The approach “allows putative class representatives to circumvent congressionally imposed protections simply by betraying the class they purport to represent,” the Chamber of Commerce argued in court papers.
The Supreme Court has proven receptive to past accusations of abuse of the litigation system. In 2011 the court rejected an effort to sue Wal-Mart Stores Inc. (WMT:US) for discrimination on behalf of potentially a million female workers.
In the case granted review today, Travelers’s Standard Fire Insurance unit is accused of failing to fully reimburse losses. The lawsuit puts total damages, including attorney’s fees, at less than the $5 million threshold for federal class-action suits set by a 2005 law.

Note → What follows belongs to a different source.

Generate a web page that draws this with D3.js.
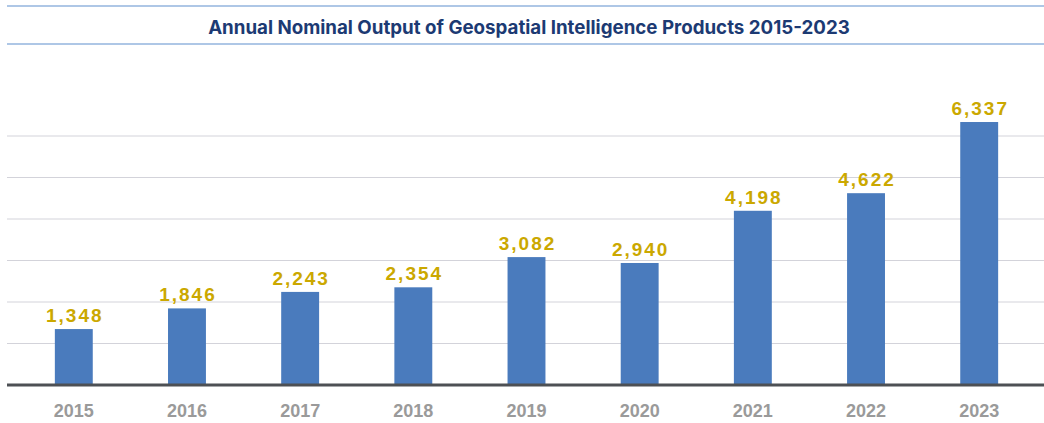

A lawyer representing those suing Standard Fire, Jonathan Massey, argued in court papers that a voluntary damage limit “avoids the risks of enormous class-action judgments that Standard Fire argues motivated the enactment” of the 2005 law, the Class Action Fairness Act.
A federal trial judge in Arkansas said the voluntary limit on damages meant the case belonged in state court. A federal appeals court in St. Louis then said Standard Fire couldn’t appeal at that stage in the litigation.
The case is Standard Fire v. Knowles, 11-1450.